Y eso ha sido Navas. Un eterno niño regateando persistentes e inmensos charcos, hasta alcanzar la gloria. Su carrera ha sido tan extensa, que pocos recordarán los terribles problemas que Jesús tuvo que superar para lograr ser futbolista, el crudo enemigo al que se hubo de enfrentar: él mismo. Un talento tan excepcional para jugar al fútbol sólo era comparable, desgraciadamente, con su pánico a alejarse de su hogar, de su familia. Navas, cuando el tema todavía quedaba envuelto en una neblina de tabú, bajo la sensación de la frivolidad, el estigma de lo débil, fue un precursor de la lucha contra los problemas mentales de los deportistas de elite. También fue uno de los primeros que los superó. A partir de ahí, vencida su sombra gris, ya nadie podía parar a ese milagro.
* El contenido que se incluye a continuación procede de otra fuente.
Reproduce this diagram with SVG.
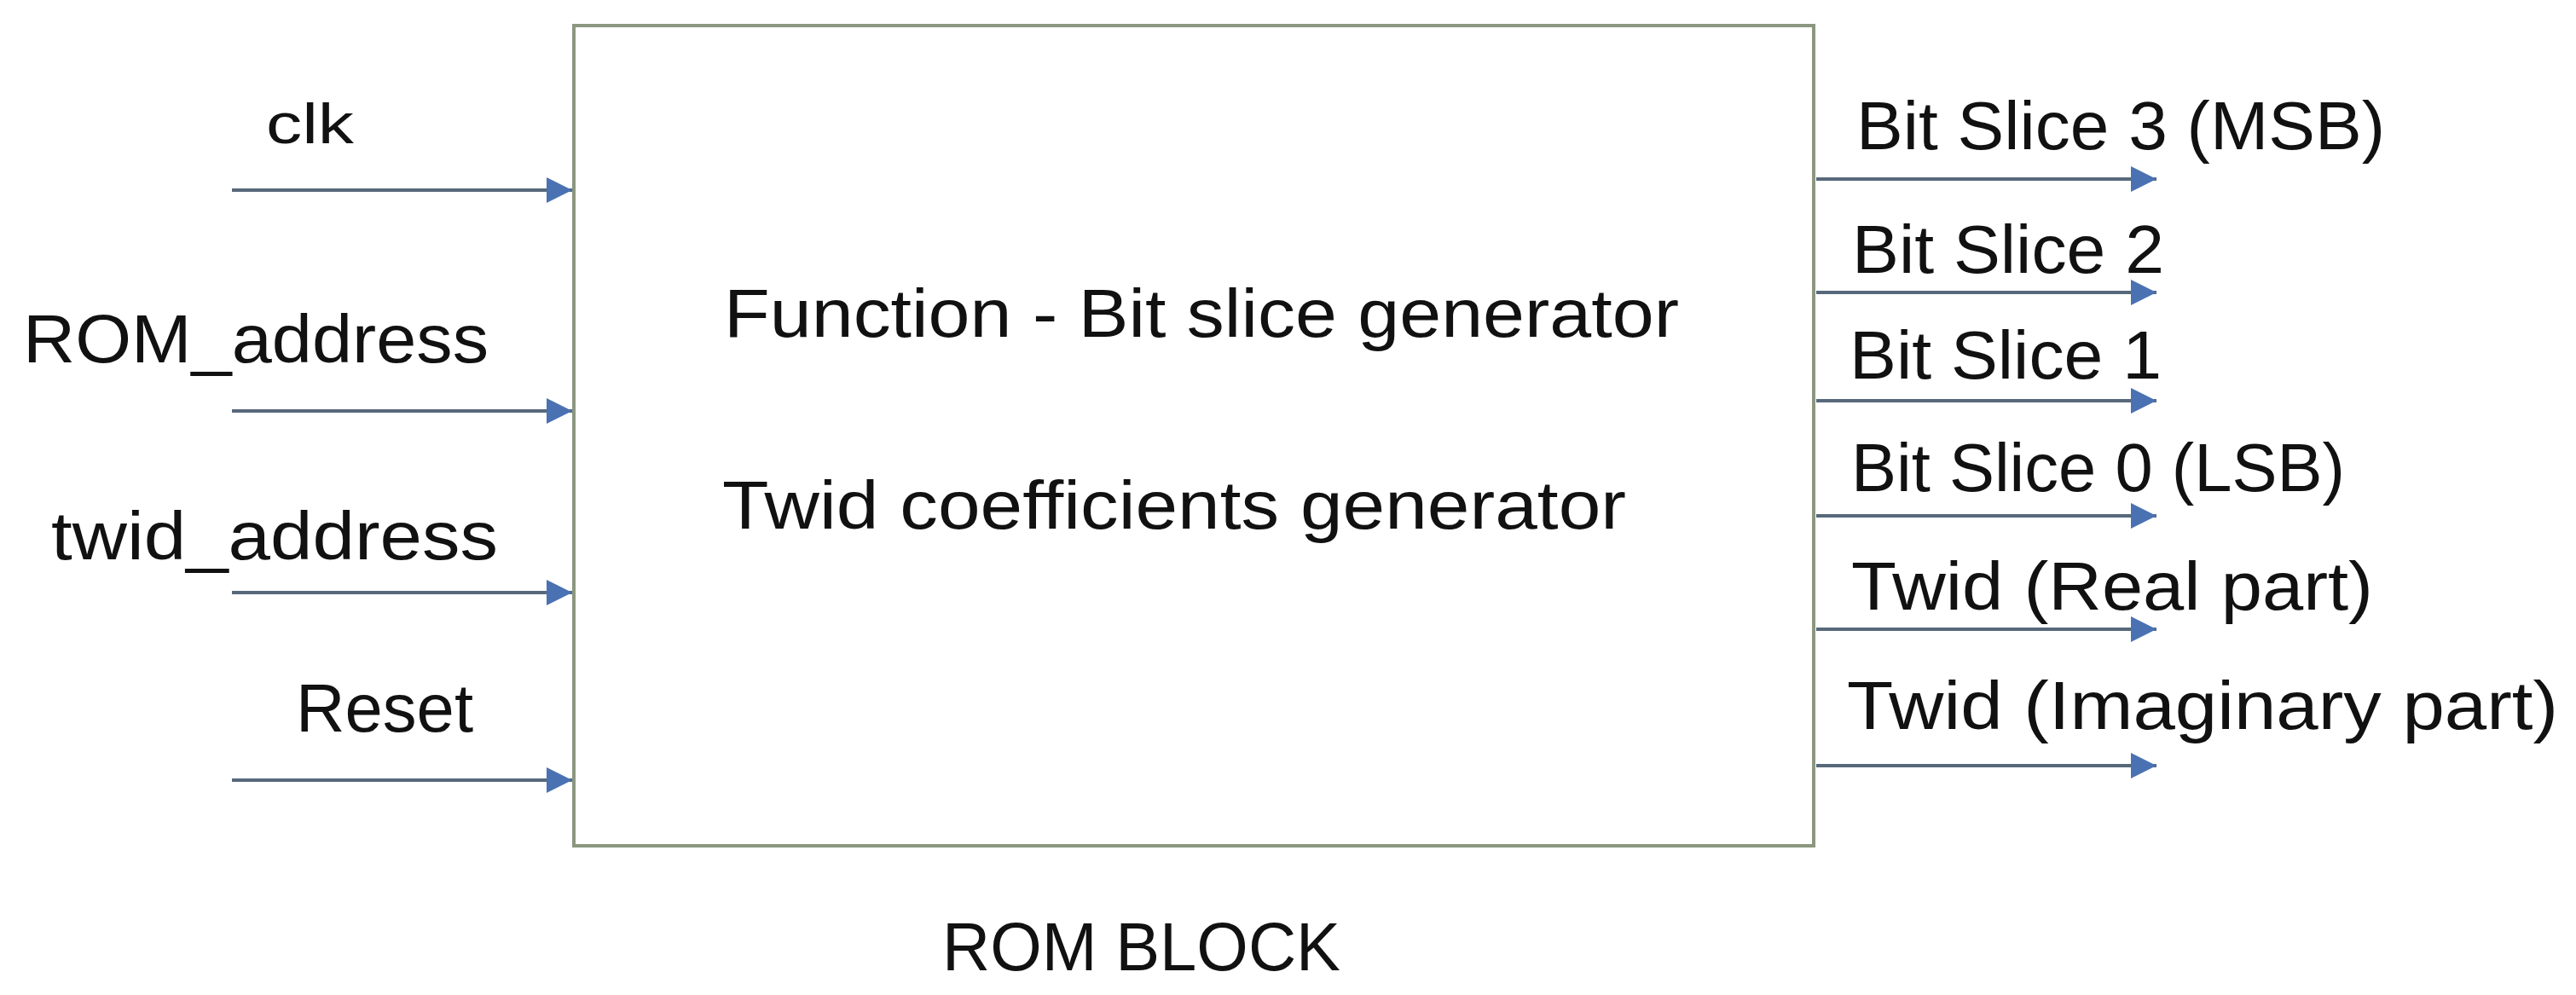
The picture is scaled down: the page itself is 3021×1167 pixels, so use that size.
<svg xmlns="http://www.w3.org/2000/svg" width="3021" height="1167" viewBox="0 0 3021 1167">
  <style>
    .lbl { font-family: "Liberation Sans", Arial, sans-serif; font-size: 80px; fill: #111111; }
    .wire { stroke: #58687c; stroke-width: 4; fill: none; }
    .block { fill: #ffffff; stroke: #8b977f; stroke-width: 4; }
  </style>
  <defs>
    <marker id="head" viewBox="0 0 30 30" markerUnits="userSpaceOnUse" markerWidth="30" markerHeight="30" refX="30" refY="15" orient="auto">
      <path d="M0,0 L30,15 L0,30 Z" fill="#4a72b3"/>
    </marker>
  </defs>
  <rect width="3021" height="1167" fill="#ffffff"/>

  <g id="rom-block">
    <rect class="block" x="673" y="30" width="1454" height="962"/>
    <text class="lbl" x="849" y="395" textLength="1120" lengthAdjust="spacingAndGlyphs">Function - Bit slice generator</text>
    <text class="lbl" x="847" y="620" textLength="1060" lengthAdjust="spacingAndGlyphs">Twid coefficients generator</text>
    <text class="lbl" x="1105" y="1138" textLength="467" lengthAdjust="spacingAndGlyphs">ROM BLOCK</text>
  </g>

  <g id="in-clk">
    <text class="lbl" x="312" y="168" style="font-size:66px" textLength="103" lengthAdjust="spacingAndGlyphs">clk</text>
  </g>
  <g id="in-rom-address">
    <text class="lbl" x="27" y="425" textLength="546" lengthAdjust="spacingAndGlyphs">ROM_address</text>
  </g>
  <g id="in-twid-address">
    <text class="lbl" x="60" y="656" textLength="524" lengthAdjust="spacingAndGlyphs">twid_address</text>
  </g>
  <g id="in-reset">
    <text class="lbl" x="347" y="858" textLength="208" lengthAdjust="spacingAndGlyphs">Reset</text>
  </g>

  <g id="out-bit3">
    <text class="lbl" x="2177" y="175" textLength="620" lengthAdjust="spacingAndGlyphs">Bit Slice 3 (MSB)</text>
  </g>
  <g id="out-bit2">
    <text class="lbl" x="2172" y="320" textLength="366" lengthAdjust="spacingAndGlyphs">Bit Slice 2</text>
  </g>
  <g id="out-bit1">
    <text class="lbl" x="2169" y="444" textLength="366" lengthAdjust="spacingAndGlyphs">Bit Slice 1</text>
  </g>
  <g id="out-bit0">
    <text class="lbl" x="2171" y="576" textLength="579" lengthAdjust="spacingAndGlyphs">Bit Slice 0 (LSB)</text>
  </g>
  <g id="out-twid-real">
    <text class="lbl" x="2171" y="715" textLength="612" lengthAdjust="spacingAndGlyphs">Twid (Real part)</text>
  </g>
  <g id="out-twid-imag">
    <text class="lbl" x="2166" y="855" textLength="834" lengthAdjust="spacingAndGlyphs">Twid (Imaginary part)</text>
  </g>

  <g id="connectors">
    <line class="wire" x1="272" y1="223" x2="671" y2="223" marker-end="url(#head)"/>
    <line class="wire" x1="272" y1="482" x2="671" y2="482" marker-end="url(#head)"/>
    <line class="wire" x1="272" y1="695" x2="671" y2="695" marker-end="url(#head)"/>
    <line class="wire" x1="272" y1="915" x2="671" y2="915" marker-end="url(#head)"/>
    <line class="wire" x1="2130" y1="210" x2="2529" y2="210" marker-end="url(#head)"/>
    <line class="wire" x1="2130" y1="343" x2="2529" y2="343" marker-end="url(#head)"/>
    <line class="wire" x1="2130" y1="470" x2="2529" y2="470" marker-end="url(#head)"/>
    <line class="wire" x1="2130" y1="605" x2="2529" y2="605" marker-end="url(#head)"/>
    <line class="wire" x1="2130" y1="738" x2="2529" y2="738" marker-end="url(#head)"/>
    <line class="wire" x1="2130" y1="898" x2="2529" y2="898" marker-end="url(#head)"/>
  </g>
</svg>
Porque, a nuestros ojos, Navas siempre fue un niño alborotando en los bosques de gigantes, un suspiro a punto de ser aplastado por un adversario abrumador, al que, al final, siempre burlaba porque era el más rápido, y el más listo, y, aunque no lo pareciera, el más fuerte. Navas, en la cancha, era un dios.
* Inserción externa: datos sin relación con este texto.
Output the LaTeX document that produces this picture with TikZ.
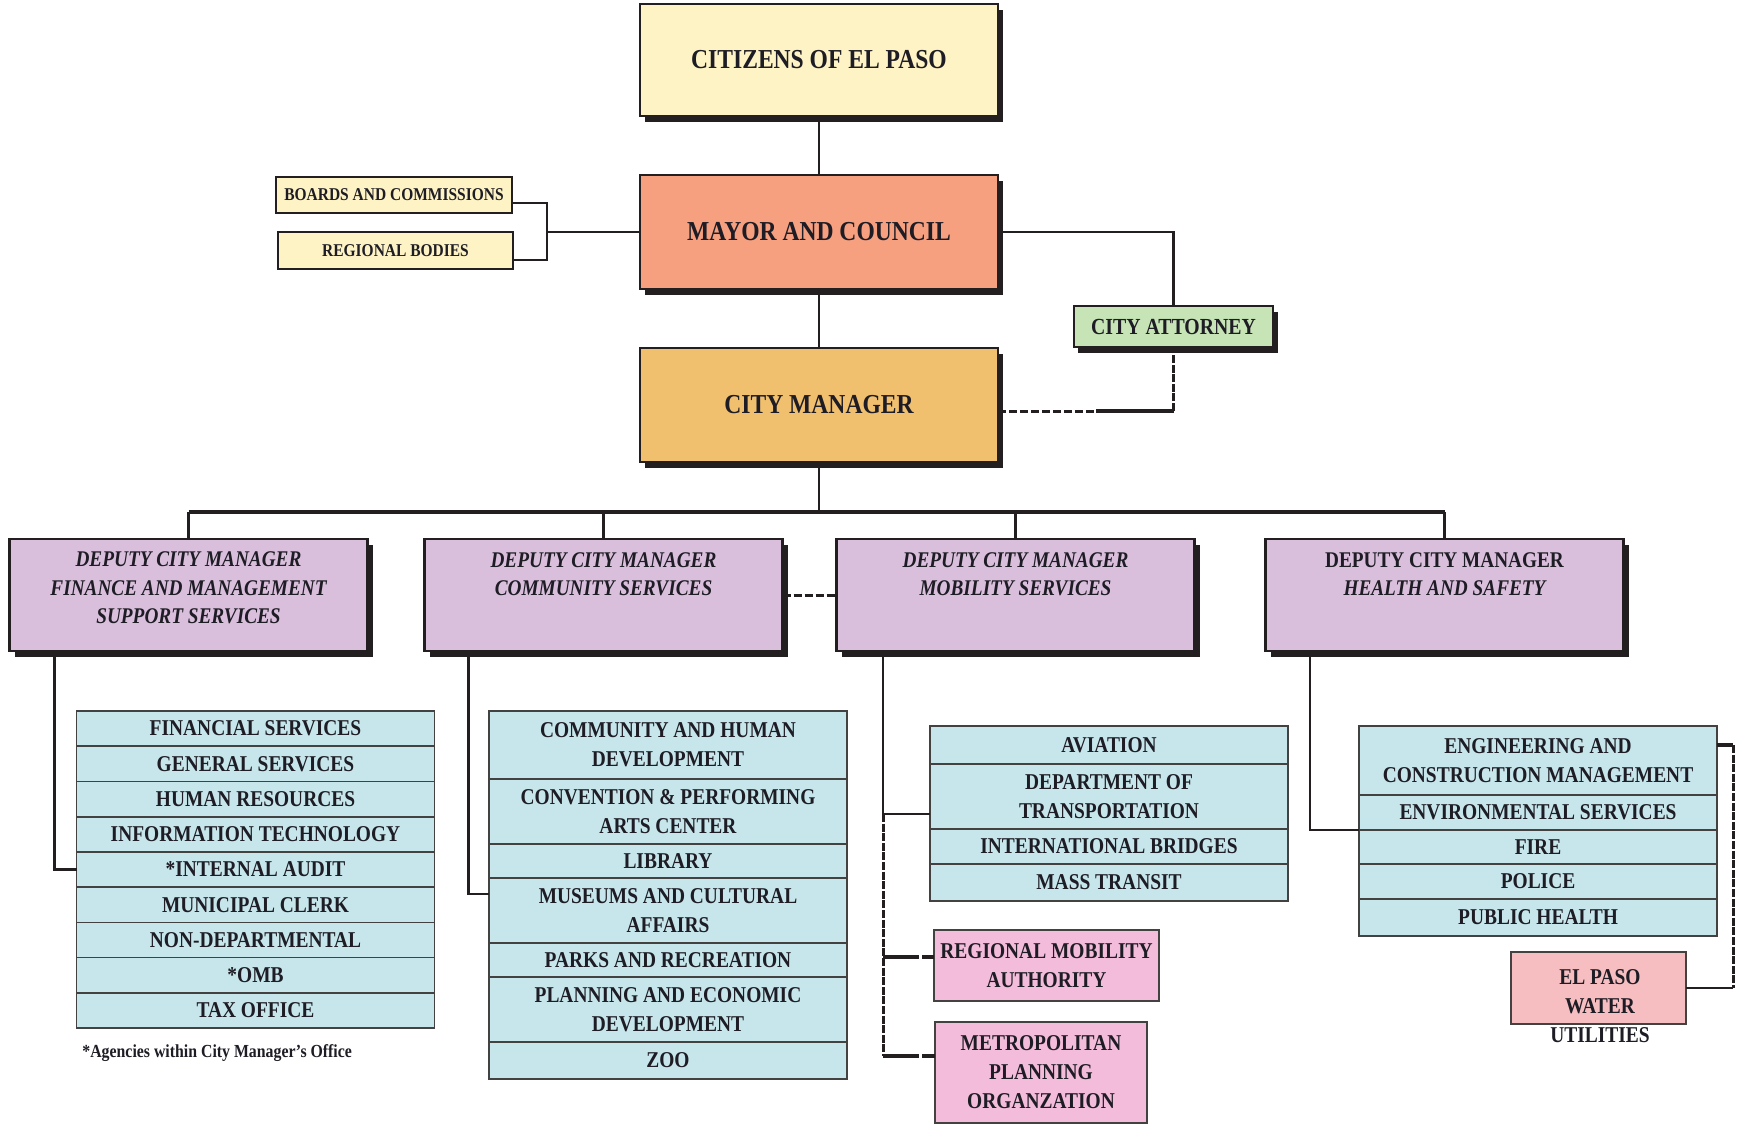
\documentclass[tikz,border=0pt]{standalone}
\usepackage{fontspec}
\setmainfont{Liberation Serif}[FakeStretch=0.86]
\usetikzlibrary{shadows,calc}
\definecolor{edgec}{HTML}{231F20}
\definecolor{txtc}{HTML}{1E1C24}
\definecolor{shadc}{HTML}{231F20}
\definecolor{citc}{HTML}{FEF3C4}
\definecolor{mayc}{HTML}{F6A080}
\definecolor{cmc}{HTML}{F1C06E}
\definecolor{attc}{HTML}{C6E4B6}
\definecolor{dcmc}{HTML}{D9BFDC}
\definecolor{listc}{HTML}{C6E6EB}
\definecolor{pinkc}{HTML}{F3BCDA}
\definecolor{epc}{HTML}{F6BEC0}
\begin{document}
\begin{tikzpicture}[x=0.5pt,y=-0.5pt,
  bigbox/.style={draw=edgec, line width=1.3pt, inner sep=0pt, outer sep=0pt, text=txtc,
    drop shadow={shadow xshift=2.5pt,shadow yshift=-3pt,fill=shadc,opacity=1}},
  titlefont/.style={font=\fontsize{13.7}{16}\selectfont\bfseries},
  smallbox/.style={draw=edgec, line width=0.8pt, inner sep=0pt, outer sep=0pt, text=txtc,
    align=center, font=\fontsize{9}{11}\selectfont\bfseries},
  rowbox/.style={draw=edgec!85, line width=0.8pt, fill=listc, inner sep=0pt, outer sep=0pt,
    minimum width=179pt, align=center, font=\fontsize{11.3}{14.5}\selectfont\bfseries, text=txtc},
  rowtext/.style={inner sep=0pt, align=center, font=\fontsize{11.3}{14.5}\selectfont\bfseries, text=txtc},
  dcmbox/.style={bigbox, fill=dcmc, minimum width=179pt, minimum height=56pt},
  dcmtext/.style={inner sep=0pt, align=center, font=\fontsize{11.2}{14.25}\selectfont\bfseries\itshape, text=txtc},
  conn/.style={draw=edgec, line width=1.4pt},
  dashline/.style={draw=edgec, line width=1.5pt, dash pattern=on 4pt off 1.5pt},
  dotline/.style={draw=edgec, line width=1.5pt, dash pattern=on 4pt off 0.8pt},
  brline/.style={draw=edgec, line width=1.7pt, dash pattern=on 18pt off 1.5pt}
]
\useasboundingbox (0,0) rectangle (1738,1126);
\fill[white] (0,0) rectangle (1738,1126);

% top boxes
\node[bigbox, fill=citc, minimum width=179pt, minimum height=56pt, titlefont] (cit) at (819,60) {CITIZENS OF EL PASO};
\node[bigbox, fill=mayc, minimum width=179pt, minimum height=57pt, titlefont] (may) at (819,232) {MAYOR AND COUNCIL};
\node[bigbox, fill=cmc, minimum width=179pt, minimum height=57pt, titlefont] (cm) at (819,405) {CITY MANAGER};
\node[bigbox, line width=0.8pt, fill=attc, minimum width=99.5pt, minimum height=20.5pt,
  font=\fontsize{11.5}{13}\selectfont\bfseries,
  drop shadow={shadow xshift=2pt,shadow yshift=-3pt,fill=shadc,opacity=1}] (att) at (1173.5,326.5) {CITY ATTORNEY};
\node[smallbox, fill=citc, minimum width=118pt, minimum height=18pt] (bc) at (394,195) {BOARDS AND COMMISSIONS};
\node[smallbox, fill=citc, minimum width=117.5pt, minimum height=18.5pt] (rb) at (395.5,250.5) {REGIONAL BODIES};

% deputy boxes
\node[dcmbox] (d1) at (188.5,595) {};
\node[dcmbox] (d2) at (603.5,595) {};
\node[dcmbox] (d3) at (1015.5,595) {};
\node[dcmbox] (d4) at (1444.5,595) {};
\node[dcmtext] (d1t) at ($(d1.north)+(0,49)$) {DEPUTY CITY MANAGER\\FINANCE AND MANAGEMENT\\SUPPORT SERVICES};
\node[dcmtext] (d2t) at ($(d2.north)+(0,35)$) {DEPUTY CITY MANAGER\\COMMUNITY SERVICES};
\node[dcmtext] (d3t) at ($(d3.north)+(0,35)$) {DEPUTY CITY MANAGER\\MOBILITY SERVICES};
\node[dcmtext] (d4t) at ($(d4.north)+(0,35)$) {{\upshape DEPUTY CITY MANAGER}\\HEALTH AND SAFETY};

% list 1
\node[rowbox, minimum height=17.61pt] (fin1) at (255.5,728.6) {FINANCIAL SERVICES};
\node[rowbox, minimum height=17.61pt] (fin2) at (255.5,763.8) {GENERAL SERVICES};
\node[rowbox, minimum height=17.61pt] (fin3) at (255.5,799.1) {HUMAN RESOURCES};
\node[rowbox, minimum height=17.61pt] (fin4) at (255.5,834.3) {INFORMATION TECHNOLOGY};
\node[rowbox, minimum height=17.61pt] (fin5) at (255.5,869.5) {*INTERNAL AUDIT};
\node[rowbox, minimum height=17.61pt] (fin6) at (255.5,904.7) {MUNICIPAL CLERK};
\node[rowbox, minimum height=17.61pt] (fin7) at (255.5,939.9) {NON-DEPARTMENTAL};
\node[rowbox, minimum height=17.61pt] (fin8) at (255.5,975.2) {*OMB};
\node[rowbox, minimum height=17.61pt] (fin9) at (255.5,1010.4) {TAX OFFICE};
\node[inner sep=0pt, anchor=west, font=\fontsize{9.2}{11}\selectfont\bfseries, text=txtc] (note) at (82,1053) {*Agencies within City Manager's Office};

% list 2
\node[rowbox, minimum height=34pt] (chd) at (668,745) {COMMUNITY AND HUMAN\\DEVELOPMENT};
\node[rowbox, minimum height=32.5pt] (cpa) at (668,811.5) {CONVENTION \& PERFORMING\\ARTS CENTER};
\node[rowbox, minimum height=17pt] (lib) at (668,861) {LIBRARY};
\node[rowbox, minimum height=32.5pt] (mus) at (668,910.5) {MUSEUMS AND CULTURAL\\AFFAIRS};
\node[rowbox, minimum height=17pt] (prk) at (668,960) {PARKS AND RECREATION};
\node[rowbox, minimum height=32.5pt] (pla) at (668,1009.5) {PLANNING AND ECONOMIC\\DEVELOPMENT};
\node[rowbox, minimum height=18.5pt] (zoo) at (668,1060.5) {ZOO};

% list 3
\node[rowbox, minimum height=19pt] (avi) at (1109,745) {AVIATION};
\node[rowbox, minimum height=32.5pt] (dot) at (1109,796.5) {DEPARTMENT OF\\TRANSPORTATION};
\node[rowbox, minimum height=17.5pt] (ibr) at (1109,846.5) {INTERNATIONAL BRIDGES};
\node[rowbox, minimum height=18.5pt] (mtr) at (1109,882.5) {MASS TRANSIT};
\node[rowbox, fill=pinkc, minimum width=112.5pt, minimum height=35.5pt] (rma) at (1046.5,965.5) {REGIONAL MOBILITY\\AUTHORITY};
\node[rowbox, fill=pinkc, minimum width=106pt, minimum height=50.5pt] (mpo) at (1041,1072.5) {METROPOLITAN\\PLANNING\\ORGANZATION};

% list 4
\node[rowbox, minimum height=34.5pt] (ecm) at (1538,760.5) {ENGINEERING AND\\CONSTRUCTION MANAGEMENT};
\node[rowbox, minimum height=17.5pt] (env) at (1538,812.5) {ENVIRONMENTAL SERVICES};
\node[rowbox, minimum height=17pt] (fir) at (1538,847) {FIRE};
\node[rowbox, minimum height=17.5pt] (pol) at (1538,881.5) {POLICE};
\node[rowbox, minimum height=18.5pt] (phl) at (1538,917.5) {PUBLIC HEALTH};
\node[rowbox, fill=epc, minimum width=87.5pt, minimum height=36pt] (epw) at (1598.5,988) {};
\node[rowtext] (epwt) at (1600,1006) {EL PASO\\WATER\\UTILITIES};

% connectors top
\draw[conn] (cit.south) -- (may.north);
\draw[conn] (may.south) -- (cm.north);
\draw[conn] (may.east) -| (att.north);
\coordinate (cme) at ($(cm.east)+(0,6)$);
\coordinate (cmm) at ($(cme)+(98,0)$);
\draw[dashline] (cme) -- (cmm);
\draw[conn, line width=1.6pt] (cmm) -- (att.south |- cme);
\draw[dotline] (att.south |- cme) -- (att.south);
\coordinate (brk) at ($(may.west)+(-93,0)$);
\draw[conn] ($(bc.east)+(0,8)$) -| (brk) |- ($(rb.east)+(0,9.5)$);
\draw[conn] (brk) -- (may.west);

% bus
\coordinate (bus) at ($(cm.south)+(0,50)$);
\draw[conn] (cm.south) -- (bus);
\draw[conn, line width=1.9pt] (d1.north |- bus) -- (d4.north |- bus);
\foreach \d in {d1,d2,d3,d4} \draw[conn, line width=1.1pt] (\d.north |- bus) -- (\d.north);
\draw[dashline] (d2.east) -- (d3.west);

% list connectors
\draw[conn] ($(d1.south west)+(45,0)$) |- (fin5.west);
\draw[conn] ($(d2.south west)+(44,0)$) |- ($(mus.west)+(0,-16.5)$);
\coordinate (j3) at ($(d3.south west)+(46.5,0)$);
\coordinate (t3) at ($(dot.west)+(0,17.5)$);
\draw[conn] (j3) |- (t3);
\coordinate (r3) at ($(rma.west)+(0,-8.5)$);
\coordinate (p3) at ($(mpo.west)+(0,-16.5)$);
\draw[dotline] (j3 |- t3) -- (j3 |- p3);
\draw[brline] (j3 |- r3) -- (r3);
\draw[brline] (j3 |- p3) -- (p3);
\coordinate (j4) at ($(d4.south west)+(44.5,0)$);
\draw[conn] (j4) |- (env.south west);
\coordinate (e1) at ($(ecm.east)+(0,-15.5)$);
\coordinate (e2) at ($(e1)+(16,0)$);
\draw[conn, line width=1.7pt] (e1) -- (e2);
\draw[dotline] (e2) -- (e2 |- epw.east);
\draw[conn] (e2 |- epw.east) -- (epw.east);
\end{tikzpicture}
\end{document}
Evitaré la impostura de imaginar lo que, para un sevillista, debe significar Jesús Navas, el inmenso amor que ha de profesar hacia un jugador que ha representado como nadie los mejores valores del Sevilla. Su desacato a la rendición, la categoría, la elegancia. Navas se marcha con una carrera repleta de títulos y sin una sola mácula. No se le recuerda un mal gesto con el enemigo, una palabra de ofensa al rival, un agravio a la educación que antaño regía un deporte llamado fútbol, coherencia especialmente relevante en estos días de tontas rupturas de relaciones. Como deportista, como padre, como ciudadano, sólo cabe darle las gracias por sus lecciones. El domingo se nos va el jugador, queda la leyenda. La del niño que regateaba los charcos.